Associate Professor Dr Ranjit Voola said the popular view that business is all about maximising shareholder value must change to consider social issues.
“Through their teaching, research and engagement, universities have a huge role to play when it comes to changing business and community perceptions,” Dr Voola said.
Dr Voola developed a postgraduate course called Poverty Alleviation and Profitability which was designed to tackle this new way of thinking.
Dr Voola’s approach to business follow the publication of guidelines for tertiary institutions wishing to help implement the United Nations Sustainable Development Goals.
The guidelines were published by the United Nations linked Sustainable Development Solutions Network which describes the UN goals, backed by member nations two years ago, as “one of the most ambitious and important global agreements in recent history”.
The 17 Sustainable Development Goals (SDGs) aim to end poverty, encourage economic prosperity and ensure social inclusion, environmental sustainability, peace and good governance for all countries and all people by 2030.

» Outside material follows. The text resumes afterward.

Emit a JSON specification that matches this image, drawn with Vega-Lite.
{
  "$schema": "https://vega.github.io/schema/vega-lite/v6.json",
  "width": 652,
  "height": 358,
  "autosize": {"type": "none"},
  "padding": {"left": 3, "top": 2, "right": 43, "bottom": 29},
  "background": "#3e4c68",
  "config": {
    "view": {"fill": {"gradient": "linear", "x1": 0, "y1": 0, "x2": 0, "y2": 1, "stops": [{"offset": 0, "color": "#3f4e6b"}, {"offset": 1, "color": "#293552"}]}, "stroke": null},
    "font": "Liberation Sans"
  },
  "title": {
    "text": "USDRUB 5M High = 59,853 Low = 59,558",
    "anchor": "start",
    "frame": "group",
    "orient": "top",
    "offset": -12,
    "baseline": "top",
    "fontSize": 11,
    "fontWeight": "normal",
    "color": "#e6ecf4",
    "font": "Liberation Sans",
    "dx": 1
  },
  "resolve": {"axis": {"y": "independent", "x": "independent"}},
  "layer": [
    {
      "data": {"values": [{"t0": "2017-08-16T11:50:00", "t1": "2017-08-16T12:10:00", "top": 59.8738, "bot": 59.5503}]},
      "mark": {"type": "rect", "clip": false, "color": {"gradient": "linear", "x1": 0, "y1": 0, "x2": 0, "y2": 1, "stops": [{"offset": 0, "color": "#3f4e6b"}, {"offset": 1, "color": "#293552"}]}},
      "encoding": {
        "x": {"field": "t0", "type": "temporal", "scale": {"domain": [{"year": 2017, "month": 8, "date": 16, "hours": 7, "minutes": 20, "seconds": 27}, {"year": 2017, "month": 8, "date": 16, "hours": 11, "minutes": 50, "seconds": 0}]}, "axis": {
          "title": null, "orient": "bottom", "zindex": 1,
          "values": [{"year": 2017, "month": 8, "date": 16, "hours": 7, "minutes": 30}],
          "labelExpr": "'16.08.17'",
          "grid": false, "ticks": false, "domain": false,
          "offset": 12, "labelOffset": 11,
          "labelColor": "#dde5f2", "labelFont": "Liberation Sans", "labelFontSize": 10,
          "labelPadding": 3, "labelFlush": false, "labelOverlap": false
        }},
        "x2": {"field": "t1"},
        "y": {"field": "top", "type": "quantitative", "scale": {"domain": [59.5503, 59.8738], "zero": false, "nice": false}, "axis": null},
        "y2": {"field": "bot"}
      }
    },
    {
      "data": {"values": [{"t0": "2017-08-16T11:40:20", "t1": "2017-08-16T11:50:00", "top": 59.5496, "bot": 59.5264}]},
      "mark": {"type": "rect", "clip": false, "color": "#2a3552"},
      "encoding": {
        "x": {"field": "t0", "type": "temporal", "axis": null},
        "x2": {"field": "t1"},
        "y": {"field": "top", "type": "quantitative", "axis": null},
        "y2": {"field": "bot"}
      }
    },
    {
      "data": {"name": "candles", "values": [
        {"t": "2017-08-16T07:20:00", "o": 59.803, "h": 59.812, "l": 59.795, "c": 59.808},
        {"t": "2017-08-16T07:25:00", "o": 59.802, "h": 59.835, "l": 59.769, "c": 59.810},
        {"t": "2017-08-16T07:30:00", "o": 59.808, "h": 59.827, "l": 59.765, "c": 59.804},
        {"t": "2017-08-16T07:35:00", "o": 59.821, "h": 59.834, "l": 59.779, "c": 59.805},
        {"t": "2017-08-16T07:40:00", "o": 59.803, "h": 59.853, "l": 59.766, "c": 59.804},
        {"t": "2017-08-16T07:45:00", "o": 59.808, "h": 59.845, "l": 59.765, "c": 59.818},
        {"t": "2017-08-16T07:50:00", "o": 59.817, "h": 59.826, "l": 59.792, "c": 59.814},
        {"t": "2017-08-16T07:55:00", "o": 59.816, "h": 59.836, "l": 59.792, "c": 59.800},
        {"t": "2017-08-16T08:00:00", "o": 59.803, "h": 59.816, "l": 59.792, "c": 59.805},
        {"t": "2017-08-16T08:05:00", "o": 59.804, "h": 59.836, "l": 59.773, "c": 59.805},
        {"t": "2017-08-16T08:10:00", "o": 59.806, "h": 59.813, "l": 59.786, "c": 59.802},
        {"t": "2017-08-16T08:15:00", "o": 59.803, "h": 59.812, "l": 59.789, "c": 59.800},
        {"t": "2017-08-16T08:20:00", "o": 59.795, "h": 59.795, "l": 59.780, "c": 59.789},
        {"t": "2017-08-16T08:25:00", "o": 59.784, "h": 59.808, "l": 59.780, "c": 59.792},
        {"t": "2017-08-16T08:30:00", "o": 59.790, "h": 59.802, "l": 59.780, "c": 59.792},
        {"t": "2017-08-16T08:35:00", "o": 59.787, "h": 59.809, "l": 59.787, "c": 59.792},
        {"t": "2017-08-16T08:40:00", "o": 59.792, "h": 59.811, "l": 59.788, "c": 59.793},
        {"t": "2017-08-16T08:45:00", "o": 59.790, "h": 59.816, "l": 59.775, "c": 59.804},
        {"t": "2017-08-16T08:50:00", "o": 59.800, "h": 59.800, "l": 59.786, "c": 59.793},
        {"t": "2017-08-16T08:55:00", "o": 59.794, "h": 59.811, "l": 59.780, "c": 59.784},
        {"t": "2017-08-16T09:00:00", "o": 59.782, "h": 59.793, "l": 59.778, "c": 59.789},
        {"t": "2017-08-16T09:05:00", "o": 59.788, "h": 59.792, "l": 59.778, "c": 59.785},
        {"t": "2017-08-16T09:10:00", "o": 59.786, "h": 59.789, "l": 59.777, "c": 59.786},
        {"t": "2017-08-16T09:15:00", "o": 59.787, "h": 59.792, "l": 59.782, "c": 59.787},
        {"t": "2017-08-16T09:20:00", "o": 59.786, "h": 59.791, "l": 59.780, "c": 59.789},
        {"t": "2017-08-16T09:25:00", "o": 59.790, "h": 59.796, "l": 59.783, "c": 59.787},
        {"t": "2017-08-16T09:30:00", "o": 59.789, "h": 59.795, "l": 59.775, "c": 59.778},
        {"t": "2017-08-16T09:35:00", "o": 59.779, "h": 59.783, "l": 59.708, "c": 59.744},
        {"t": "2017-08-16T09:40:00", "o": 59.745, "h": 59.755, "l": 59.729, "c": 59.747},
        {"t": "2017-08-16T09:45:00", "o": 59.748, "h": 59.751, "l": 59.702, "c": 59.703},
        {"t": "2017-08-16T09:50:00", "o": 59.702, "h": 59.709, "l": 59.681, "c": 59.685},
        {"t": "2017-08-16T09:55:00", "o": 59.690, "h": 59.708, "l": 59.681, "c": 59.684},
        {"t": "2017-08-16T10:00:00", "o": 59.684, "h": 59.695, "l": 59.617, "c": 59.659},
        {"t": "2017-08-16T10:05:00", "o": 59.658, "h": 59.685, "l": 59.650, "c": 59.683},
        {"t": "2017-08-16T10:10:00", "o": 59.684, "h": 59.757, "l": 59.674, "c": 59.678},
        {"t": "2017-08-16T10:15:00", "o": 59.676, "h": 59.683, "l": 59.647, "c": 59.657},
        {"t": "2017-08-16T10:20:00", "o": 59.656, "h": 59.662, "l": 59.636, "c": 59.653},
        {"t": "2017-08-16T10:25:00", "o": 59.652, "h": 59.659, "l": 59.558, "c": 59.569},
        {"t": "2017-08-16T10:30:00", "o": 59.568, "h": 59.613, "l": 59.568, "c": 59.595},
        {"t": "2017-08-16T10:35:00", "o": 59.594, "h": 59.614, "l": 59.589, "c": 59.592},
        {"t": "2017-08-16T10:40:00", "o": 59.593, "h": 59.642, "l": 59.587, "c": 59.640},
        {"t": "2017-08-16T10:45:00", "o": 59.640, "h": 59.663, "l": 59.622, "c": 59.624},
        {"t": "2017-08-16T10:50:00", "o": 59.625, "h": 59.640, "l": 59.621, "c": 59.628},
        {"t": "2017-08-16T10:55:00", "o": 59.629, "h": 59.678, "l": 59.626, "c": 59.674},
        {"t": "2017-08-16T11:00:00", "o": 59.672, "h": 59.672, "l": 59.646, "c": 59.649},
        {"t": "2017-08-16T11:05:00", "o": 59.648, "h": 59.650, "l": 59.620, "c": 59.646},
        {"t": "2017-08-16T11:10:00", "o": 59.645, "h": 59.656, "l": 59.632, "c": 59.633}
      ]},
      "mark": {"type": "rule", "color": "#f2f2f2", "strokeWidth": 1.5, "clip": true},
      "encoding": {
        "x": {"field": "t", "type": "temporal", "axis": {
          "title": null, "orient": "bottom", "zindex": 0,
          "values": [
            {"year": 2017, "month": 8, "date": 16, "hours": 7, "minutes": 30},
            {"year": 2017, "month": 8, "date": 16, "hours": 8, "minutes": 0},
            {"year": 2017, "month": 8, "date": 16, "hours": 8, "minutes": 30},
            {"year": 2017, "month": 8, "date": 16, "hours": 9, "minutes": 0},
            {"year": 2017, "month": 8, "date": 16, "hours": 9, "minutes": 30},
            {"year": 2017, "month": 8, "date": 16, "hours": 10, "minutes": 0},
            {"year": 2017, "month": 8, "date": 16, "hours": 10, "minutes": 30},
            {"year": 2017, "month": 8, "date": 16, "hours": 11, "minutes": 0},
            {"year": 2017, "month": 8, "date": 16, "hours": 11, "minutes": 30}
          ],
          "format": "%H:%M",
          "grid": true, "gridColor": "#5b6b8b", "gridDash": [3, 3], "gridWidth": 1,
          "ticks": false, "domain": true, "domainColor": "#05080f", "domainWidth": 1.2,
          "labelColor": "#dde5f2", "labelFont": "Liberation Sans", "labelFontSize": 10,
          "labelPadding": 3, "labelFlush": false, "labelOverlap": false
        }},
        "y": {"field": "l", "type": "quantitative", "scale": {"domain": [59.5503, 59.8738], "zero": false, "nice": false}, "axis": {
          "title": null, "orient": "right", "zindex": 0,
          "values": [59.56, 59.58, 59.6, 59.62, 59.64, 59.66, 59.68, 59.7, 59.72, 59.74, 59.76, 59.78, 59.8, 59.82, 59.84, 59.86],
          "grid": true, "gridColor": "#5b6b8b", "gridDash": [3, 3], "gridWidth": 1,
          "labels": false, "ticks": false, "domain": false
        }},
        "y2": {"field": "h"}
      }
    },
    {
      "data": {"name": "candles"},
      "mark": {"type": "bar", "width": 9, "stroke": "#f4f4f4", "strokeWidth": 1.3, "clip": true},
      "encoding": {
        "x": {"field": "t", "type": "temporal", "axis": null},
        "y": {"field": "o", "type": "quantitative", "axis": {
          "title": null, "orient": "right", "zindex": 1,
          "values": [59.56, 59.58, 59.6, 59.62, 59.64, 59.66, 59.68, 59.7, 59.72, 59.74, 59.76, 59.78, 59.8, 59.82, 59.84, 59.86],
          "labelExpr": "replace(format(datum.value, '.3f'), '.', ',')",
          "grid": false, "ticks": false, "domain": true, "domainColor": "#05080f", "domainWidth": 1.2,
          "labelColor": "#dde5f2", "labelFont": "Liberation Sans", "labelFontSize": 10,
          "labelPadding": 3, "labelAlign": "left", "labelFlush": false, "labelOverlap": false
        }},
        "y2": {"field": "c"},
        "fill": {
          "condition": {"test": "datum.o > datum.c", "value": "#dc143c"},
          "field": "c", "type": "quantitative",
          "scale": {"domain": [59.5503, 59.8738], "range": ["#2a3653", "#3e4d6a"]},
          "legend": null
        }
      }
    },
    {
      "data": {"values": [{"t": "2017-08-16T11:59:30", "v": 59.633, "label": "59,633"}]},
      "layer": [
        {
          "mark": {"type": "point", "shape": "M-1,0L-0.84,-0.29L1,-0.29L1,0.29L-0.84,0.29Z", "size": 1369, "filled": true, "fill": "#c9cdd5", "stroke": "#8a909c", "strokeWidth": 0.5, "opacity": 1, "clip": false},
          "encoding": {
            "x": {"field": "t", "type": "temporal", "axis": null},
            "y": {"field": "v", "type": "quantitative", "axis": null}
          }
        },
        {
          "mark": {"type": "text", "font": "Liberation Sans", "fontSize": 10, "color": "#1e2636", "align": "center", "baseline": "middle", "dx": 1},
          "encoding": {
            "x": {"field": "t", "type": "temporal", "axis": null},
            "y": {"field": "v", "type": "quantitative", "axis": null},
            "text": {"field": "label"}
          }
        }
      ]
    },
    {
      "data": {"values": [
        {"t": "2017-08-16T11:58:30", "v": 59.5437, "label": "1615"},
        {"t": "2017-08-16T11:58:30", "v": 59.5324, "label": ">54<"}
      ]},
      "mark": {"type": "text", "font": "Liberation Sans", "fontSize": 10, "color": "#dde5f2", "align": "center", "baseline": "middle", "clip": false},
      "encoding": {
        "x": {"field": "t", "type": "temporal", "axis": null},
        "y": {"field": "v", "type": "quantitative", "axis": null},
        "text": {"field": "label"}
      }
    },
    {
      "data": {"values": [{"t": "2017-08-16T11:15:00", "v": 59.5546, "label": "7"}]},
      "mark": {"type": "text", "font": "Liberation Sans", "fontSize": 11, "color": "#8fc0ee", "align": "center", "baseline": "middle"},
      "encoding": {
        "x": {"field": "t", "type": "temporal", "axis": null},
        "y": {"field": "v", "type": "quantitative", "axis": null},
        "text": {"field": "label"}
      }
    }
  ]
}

“The SDGs cover a wide range of complex social, economic, and environmental challenges and addressing them will require transformations in how societies and economies function and how we interact with our planet,” the guidelines said.
“Education, research, innovation and leadership will be essential in helping society address these challenges.”
The document also said that universities have a critical role to play in the achievement of the SDGs because of their “broad remit around the creation and dissemination of knowledge and their unique position within society”.
The guidelines singled out Dr Voola’s poverty alleviation and profitability course as an example of the kind of program that universities worldwide ought to consider.
“There are 4 billion people who live on less than $5 a day but only companies that rethink their business models from the traditional ‘low volume and high margins’ to ‘low margins and high volume’, will be able to address social issues ethically, as well as make profits,” Dr Voola said.
“The future belongs to the companies that rethink their single-minded drive for profit, and instead look to developing countries for opportunities to make money, while improving peoples’ lives.”
Sydney Business School Dean Professor Greg Whitwell proudly said he believed his school’s ‘business not as usual’ approach was already on the path being laid out by the new university guidelines focused on the UN’s SDGs.
“Business not as usual means challenging the status quo, challenging established norms, the things that people take for granted,” Professor Whitwell said.
“It’s also about the school being an influential voice in the public policy debate and loudly proclaiming the importance of giving as much weight to people and planet as to profits.”